Die Europa-Bewegung „Pulse of Europe" (deutsch: Puls von Europa) will vor der Bundestagswahl im September die Zahl ihrer Kundgebungen wieder erhöhen. Sprecherin Stephanie Hartung zieht im Interview mit Christoph Arens in Frankfurt eine positive Bilanz der bisherigen Aktionen: „Wir konnten den großen Parteien vermitteln, dass man Europa nicht verstecken darf und mit europäischen Themen durchaus Wahlkämpfe gewinnen kann.“ Eine Partei will die Bewegung aber nicht werden.
Täuscht der Eindruck, dass Pulse of Europe nach starkem Wachstum im Frühjahr ein wenig im Sommerloch steckt?
Das lässt sich nicht leugnen. Derzeit sind Sommerferien in wohl allen europäischen Ländern. Da kann man nicht erwarten, dass die monatlichen Demonstrationen große Teilnehmerzahlen haben. Aber immerhin sind am 2. Juli europaweit noch mehr als 10 000 Menschen für Europa auf die Straßen und Plätze gegangen.
Erhoffen Sie sich im Herbst eine neue Dynamik?
Wir sind ja erst sechs, sieben Monate alt. Seit Januar sind wir explosionsartig gewachsen. Mittlerweile gibt es regelmäßige Pulse-of-Europe-Veranstaltungen in 130 Städten in 20 europäischen Ländern. Im April und Mai haben mit Blick auf die Wahlen in Frankreich und den guten Ausgang der Wahlen in den Niederlanden mehr als 50 000 Menschen sonntags für Europa demonstriert.
Können Sie nach eigener Einschätzung Erfolge verbuchen?
Wir haben als Initiatoren das Gefühl, dass wir zur richtigen Zeit ein richtiges Thema in die Öffentlichkeit gebracht haben. Wir konnten deutlich machen, dass es trotz Le Pen, Wilders und der nationalistischen Töne der AfD weit mehr Menschen gibt, die für Europa sind. Wir haben viele positiv besetzte Bilder für Europa in die Medien transportiert.
Wie hat die Politik reagiert?
Die Reaktionen waren sehr positiv. Ich glaube, wir konnten den großen Parteien in Deutschland vermitteln, dass sie sich des Themas „Europa“ annehmen und es auf der politischen Agenda ganz oben ansiedeln müssen, auch und gerade angesichts des gegenwärtigen Wahlkampfes. Man darf Europa nicht verstecken und kann mit europäischen Themen durchaus Wahlen gewinnen.

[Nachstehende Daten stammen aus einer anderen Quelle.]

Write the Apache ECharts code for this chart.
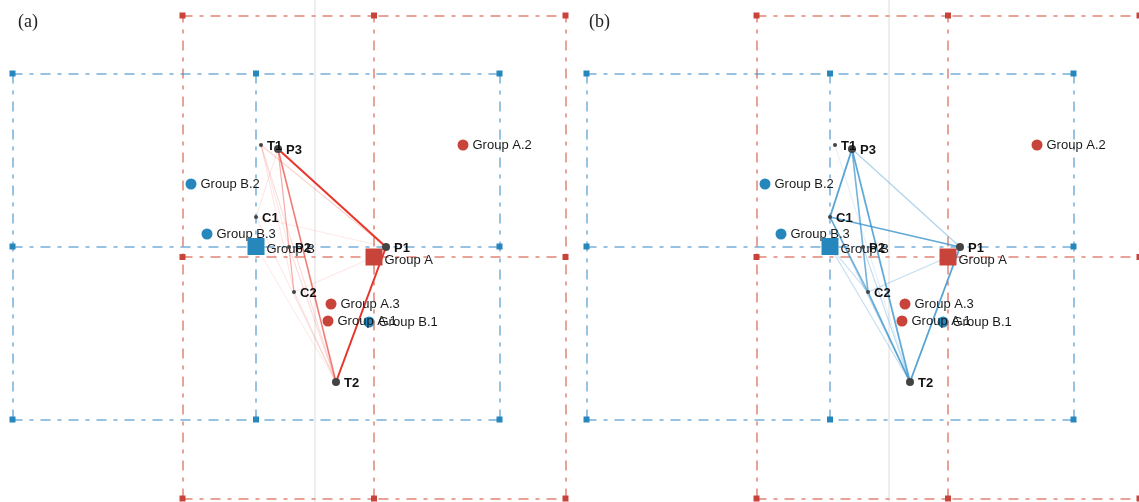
<!DOCTYPE html>
<html><head><meta charset="utf-8">
<script src="https://cdn.jsdelivr.net/npm/echarts@6/dist/echarts.min.js"></script>
<style>html,body{margin:0;padding:0;background:#fff}#c{width:1139px;height:502px}</style>
</head><body><div id="c"></div>
<script>
// ---- data ----
const panelNames = ['(a)', '(b)'];
const groupNames = ['Group A', 'Group B'];
const groupX = [0.59, -0.59];
const groupY = [-0.05, 0.055];
const spreadX = [1.915, 2.435];
const spreadY = [2.415, 1.73];
const subNames = ['Group A.1', 'Group A.2', 'Group A.3', 'Group B.1', 'Group B.2', 'Group B.3'];
const subX = [0.13, 1.48, 0.16, 0.54, -1.24, -1.08];
const subY = [-0.69, 1.07, -0.52, -0.70, 0.68, 0.18];
const subGroup = [0, 0, 0, 1, 1, 1];
const nodeNames = ['T1', 'P3', 'C1', 'P2', 'P1', 'C2', 'T2'];
const nodeX = [-0.54, -0.37, -0.59, -0.26, 0.71, -0.21, 0.21];
const nodeY = [1.07, 1.03, 0.35, 0.05, 0.05, -0.40, -1.30];
const nodeMajor = [0, 1, 0, 0, 1, 0, 1];
// edges: [from, to, weight]
const edgesA = [
  ['P3', 'P1', 1.0], ['P1', 'T2', 1.0], ['P3', 'T2', 0.65], ['P3', 'C2', 0.4],
  ['T1', 'P1', 0.22], ['T1', 'T2', 0.18], ['T1', 'C2', 0.14], ['C1', 'P3', 0.14],
  ['C1', 'P1', 0.12], ['C1', 'T2', 0.14], ['C2', 'T2', 0.18], ['C2', 'Group A', 0.14],
  ['P2', 'T2', 0.18], ['Group B', 'T2', 0.12], ['T1', 'P2', 0.14]
];
const edgesB = [
  ['P3', 'C1', 0.85], ['C1', 'P1', 0.8], ['P3', 'P1', 0.4], ['P3', 'T2', 0.8],
  ['P3', 'C2', 0.7], ['C1', 'C2', 0.7], ['C2', 'T2', 0.8], ['P1', 'T2', 0.85],
  ['C2', 'Group A', 0.3], ['C1', 'T2', 0.35], ['Group B', 'T2', 0.3], ['P2', 'T2', 0.3],
  ['T1', 'T2', 0.15], ['Group B', 'C2', 0.3]
];

// ---- styles ----
const RED = '#c8433a', BLUE = '#2687bd';
const frameColor = ['rgba(214,90,70,0.75)', 'rgba(70,145,200,0.75)'];
const edgeColor = ['#e8352a', '#3a93cc'];
const dash = [10, 7, 4, 7];
const FONT = 'Liberation Sans, Arial, sans-serif';

const pos = {};
groupNames.forEach((n, i) => pos[n] = [groupX[i], groupY[i]]);
nodeNames.forEach((n, i) => pos[n] = [nodeX[i], nodeY[i]]);

const series = [];
const grids = [], xAxes = [], yAxes = [];
[0, 1].forEach(p => {
  grids.push({ left: p === 0 ? 0 : 574, top: 0, width: p === 0 ? 569 : 565, height: 502 });
  xAxes.push({ gridIndex: p, type: 'value', min: -3.15, max: p === 0 ? 2.54 : 2.50,
    axisLine: { show: false }, axisTick: { show: false }, axisLabel: { show: false }, splitLine: { show: false } });
  yAxes.push({ gridIndex: p, type: 'value', min: -2.50, max: 2.52,
    axisLine: { show: true, onZero: true, lineStyle: { color: '#e9e9e9', width: 1.5 } },
    axisTick: { show: false }, axisLabel: { show: false }, splitLine: { show: false } });

  // frames
  [0, 1].forEach(g => {
    const cx = groupX[g], cy = groupY[g], hx = spreadX[g], hy = spreadY[g];
    const xs = [cx - hx, cx, cx + hx], ys = [cy - hy, cy, cy + hy];
    const segs = [];
    xs.forEach(x => segs.push({ coords: [[x, ys[0]], [x, ys[2]]] }));
    ys.forEach(y => segs.push({ coords: [[xs[0], y], [xs[2], y]] }));
    series.push({ type: 'lines', coordinateSystem: 'cartesian2d', xAxisIndex: p, yAxisIndex: p,
      polyline: false, silent: true, z: 1, clip: false,
      lineStyle: { color: frameColor[g], width: 1.5, type: dash, opacity: 1 }, data: segs });
    const marks = [];
    xs.forEach(x => ys.forEach(y => { if (!(x === cx && y === cy)) marks.push([x, y]); }));
    series.push({ type: 'scatter', xAxisIndex: p, yAxisIndex: p, symbol: 'rect', symbolSize: 6, z: 2,
      clip: false, itemStyle: { color: g === 0 ? RED : BLUE, opacity: 1 }, data: marks, silent: true });
  });

  // edges
  const edges = p === 0 ? edgesA : edgesB;
  series.push({ type: 'lines', coordinateSystem: 'cartesian2d', xAxisIndex: p, yAxisIndex: p, z: 3, silent: true,
    data: edges.map(e => ({ coords: [pos[e[0]], pos[e[1]]],
      lineStyle: { color: edgeColor[p], opacity: e[2], width: 0.8 + 1.2 * e[2] } })) });

  // sub-group points
  series.push({ type: 'scatter', xAxisIndex: p, yAxisIndex: p, symbol: 'circle', symbolSize: 11, z: 5,
    data: subNames.map((n, i) => ({ name: n, value: [subX[i], subY[i]],
      itemStyle: { color: subGroup[i] === 0 ? RED : BLUE, opacity: 1 } })),
    label: { show: true, position: 'right', distance: 4, formatter: '{b}', color: '#1a1a1a',
      fontFamily: FONT, fontSize: 13 } });
  // group squares
  series.push({ type: 'scatter', xAxisIndex: p, yAxisIndex: p, symbol: 'rect', symbolSize: 17, z: 6,
    data: groupNames.map((n, i) => ({ name: n, value: [groupX[i], groupY[i]],
      itemStyle: { color: i === 0 ? RED : BLUE, opacity: 1 } })),
    label: { show: true, position: 'right', distance: 2, offset: [0, 3], formatter: '{b}', color: '#1a1a1a',
      fontFamily: FONT, fontSize: 13 } });
  // nodes
  series.push({ type: 'scatter', xAxisIndex: p, yAxisIndex: p, symbol: 'circle', z: 7,
    data: nodeNames.map((n, i) => ({ name: n, value: [nodeX[i], nodeY[i]],
      symbolSize: nodeMajor[i] ? 8 : 4 })),
    itemStyle: { color: '#444', opacity: 1 },
    label: { show: true, position: 'right', distance: 4, offset: [0, 1], formatter: '{b}', color: '#111',
      fontFamily: FONT, fontSize: 13, fontWeight: 'bold' } });
});

const chart = echarts.init(document.getElementById('c'), null, { renderer: 'canvas' });
chart.setOption({
  animation: false,
  backgroundColor: '#fff',
  grid: grids, xAxis: xAxes, yAxis: yAxes, series: series,
  graphic: panelNames.map((t, i) => ({ type: 'text', left: i === 0 ? 18 : 589, top: 13, z: 100,
    style: { text: t, fill: '#222', font: '18px "Liberation Serif", "DejaVu Serif", serif' } }))
});
</script>
</body></html>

Ist das dann auch ein Auftrag, bei der Bundestagswahl wieder stärker öffentlich präsent zu sein?
Ja, das ist geplant. Nach den Frankreich-Wahlen sind wir ja dazu übergegangen, nur noch jeweils am ersten Sonntag im Monat zu demonstrieren. Im September wollen wir wieder an jedem Sonntag zu Veranstaltungen aufrufen. Wir wollen europäische Themen auch im Bundestagswahlkampf voranbringen – und dabei strikt überparteilich bleiben.
…Wollen Sie selber eine Partei werden?
Nein, wir wollen eine Bürgerbewegung bleiben. Unser Ziel ist es, eine Schnittstelle zwischen Bürgern und Politik zu sein und das europäische Bewusstsein wach zu halten.

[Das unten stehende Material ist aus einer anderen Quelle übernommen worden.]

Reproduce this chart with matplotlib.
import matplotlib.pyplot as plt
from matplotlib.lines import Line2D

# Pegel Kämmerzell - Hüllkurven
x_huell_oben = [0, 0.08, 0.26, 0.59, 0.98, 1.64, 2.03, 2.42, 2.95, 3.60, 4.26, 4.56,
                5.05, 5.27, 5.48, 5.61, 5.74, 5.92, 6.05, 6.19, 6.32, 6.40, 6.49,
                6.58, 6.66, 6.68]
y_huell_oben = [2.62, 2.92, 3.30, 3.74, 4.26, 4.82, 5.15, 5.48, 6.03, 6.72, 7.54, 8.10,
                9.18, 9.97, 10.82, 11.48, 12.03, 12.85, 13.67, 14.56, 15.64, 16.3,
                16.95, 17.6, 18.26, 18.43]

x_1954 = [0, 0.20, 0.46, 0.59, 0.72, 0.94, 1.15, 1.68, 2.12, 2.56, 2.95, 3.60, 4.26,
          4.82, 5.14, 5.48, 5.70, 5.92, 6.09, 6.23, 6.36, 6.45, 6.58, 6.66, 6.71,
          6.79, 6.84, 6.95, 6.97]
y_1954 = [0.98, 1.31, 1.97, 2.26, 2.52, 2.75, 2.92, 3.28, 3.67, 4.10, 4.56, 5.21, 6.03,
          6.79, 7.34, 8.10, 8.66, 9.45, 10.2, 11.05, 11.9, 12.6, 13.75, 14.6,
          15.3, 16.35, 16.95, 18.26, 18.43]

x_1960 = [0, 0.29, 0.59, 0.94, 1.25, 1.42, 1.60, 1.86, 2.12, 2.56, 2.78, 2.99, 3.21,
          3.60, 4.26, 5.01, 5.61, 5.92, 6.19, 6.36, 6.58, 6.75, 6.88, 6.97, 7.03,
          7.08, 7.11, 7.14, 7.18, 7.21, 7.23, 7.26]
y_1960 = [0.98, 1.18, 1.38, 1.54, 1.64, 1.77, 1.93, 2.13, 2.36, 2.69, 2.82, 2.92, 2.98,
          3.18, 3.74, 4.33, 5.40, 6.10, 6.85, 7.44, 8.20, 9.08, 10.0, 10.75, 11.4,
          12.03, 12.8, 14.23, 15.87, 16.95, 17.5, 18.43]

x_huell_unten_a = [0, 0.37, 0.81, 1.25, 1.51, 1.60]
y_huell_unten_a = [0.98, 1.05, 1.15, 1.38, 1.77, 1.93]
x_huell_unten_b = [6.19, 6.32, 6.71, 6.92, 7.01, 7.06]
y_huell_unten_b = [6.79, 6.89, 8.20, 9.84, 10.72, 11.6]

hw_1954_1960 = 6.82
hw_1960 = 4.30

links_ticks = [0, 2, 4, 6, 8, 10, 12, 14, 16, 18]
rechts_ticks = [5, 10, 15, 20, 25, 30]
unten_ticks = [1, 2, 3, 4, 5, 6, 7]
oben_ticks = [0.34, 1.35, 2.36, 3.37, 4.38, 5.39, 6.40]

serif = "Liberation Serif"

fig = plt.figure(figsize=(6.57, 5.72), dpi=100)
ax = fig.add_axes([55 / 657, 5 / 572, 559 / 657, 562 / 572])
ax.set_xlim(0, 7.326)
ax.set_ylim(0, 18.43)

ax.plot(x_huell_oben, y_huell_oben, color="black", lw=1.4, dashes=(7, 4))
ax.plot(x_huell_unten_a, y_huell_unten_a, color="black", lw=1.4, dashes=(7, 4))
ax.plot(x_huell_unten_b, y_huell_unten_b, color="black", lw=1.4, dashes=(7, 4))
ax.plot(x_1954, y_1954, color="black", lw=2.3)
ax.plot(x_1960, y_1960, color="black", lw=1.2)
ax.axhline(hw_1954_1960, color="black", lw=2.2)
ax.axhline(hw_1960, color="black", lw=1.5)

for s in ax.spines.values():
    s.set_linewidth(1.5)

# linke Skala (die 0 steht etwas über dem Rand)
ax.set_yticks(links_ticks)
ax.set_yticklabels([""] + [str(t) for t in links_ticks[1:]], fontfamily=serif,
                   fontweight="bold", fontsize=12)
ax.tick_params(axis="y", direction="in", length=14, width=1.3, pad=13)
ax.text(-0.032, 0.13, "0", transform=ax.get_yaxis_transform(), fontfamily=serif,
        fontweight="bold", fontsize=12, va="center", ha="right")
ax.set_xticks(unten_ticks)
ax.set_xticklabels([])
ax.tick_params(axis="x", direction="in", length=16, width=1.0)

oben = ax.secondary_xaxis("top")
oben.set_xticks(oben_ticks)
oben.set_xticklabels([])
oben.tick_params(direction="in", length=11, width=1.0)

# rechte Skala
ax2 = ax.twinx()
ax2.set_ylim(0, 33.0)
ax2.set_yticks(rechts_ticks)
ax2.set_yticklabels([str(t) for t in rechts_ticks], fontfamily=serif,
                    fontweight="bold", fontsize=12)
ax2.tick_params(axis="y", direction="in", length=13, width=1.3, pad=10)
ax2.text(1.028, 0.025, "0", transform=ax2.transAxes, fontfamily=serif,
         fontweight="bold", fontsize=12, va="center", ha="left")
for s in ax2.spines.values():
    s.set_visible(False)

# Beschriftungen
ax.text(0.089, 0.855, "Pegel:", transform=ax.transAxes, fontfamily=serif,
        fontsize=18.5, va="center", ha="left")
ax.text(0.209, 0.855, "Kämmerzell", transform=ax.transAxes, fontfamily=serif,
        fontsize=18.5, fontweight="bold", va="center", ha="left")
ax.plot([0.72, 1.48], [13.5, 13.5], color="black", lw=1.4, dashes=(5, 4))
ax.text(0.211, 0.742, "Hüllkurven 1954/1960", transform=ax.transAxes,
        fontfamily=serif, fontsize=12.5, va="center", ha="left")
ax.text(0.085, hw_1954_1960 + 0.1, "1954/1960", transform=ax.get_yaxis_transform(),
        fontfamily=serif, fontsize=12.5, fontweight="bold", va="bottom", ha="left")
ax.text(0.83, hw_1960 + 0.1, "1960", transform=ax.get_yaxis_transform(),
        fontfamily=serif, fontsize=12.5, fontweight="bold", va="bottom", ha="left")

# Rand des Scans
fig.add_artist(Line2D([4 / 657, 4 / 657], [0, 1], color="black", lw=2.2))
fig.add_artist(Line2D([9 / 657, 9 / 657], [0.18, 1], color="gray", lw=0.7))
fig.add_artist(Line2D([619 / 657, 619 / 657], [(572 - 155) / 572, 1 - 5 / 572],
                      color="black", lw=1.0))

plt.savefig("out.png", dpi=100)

Wie soll es denn auf Dauer mit Pulse of Europe weitergehen?
Die rasante Entwicklung unserer Bewegung hat natürlich unglaublich viel Kraft gekostet. Wir engagieren uns alle ehrenamtlich, leben ausschließlich von Spenden, also von der Hand in den Mund. Da wir europaweit so schnell gewachsen sind, müssen wir jetzt tragfähige Strukturen schaffen. Da gibt es einen riesigen Abstimmungsbedarf. Mittlerweile haben alle Standorte eine einheitliche E-Mail-Struktur. Wir arbeiten daran, länderübergreifende Arbeitsgruppen zu bilden und ein Intranet zu etablieren. Und wir müssen uns auch untereinander besser kennenlernen – es gibt in jedem Land sehr unterschiedliche Bedingungen. In Frankfurt etwa ist die Stimmung sehr pro-europäisch, wir haben den Platz immer voll bekommen. In Warschau gibt es da ganz andere Voraussetzungen, eine andere politische Grundstimmung.
Nach dem Sommerloch muss man auch mit dem Winter rechnen…
Es stehen ja weitere Richtung weisende Wahlen in Europa an: in Österreich etwa und in Italien. Die Themen gehen uns nicht aus.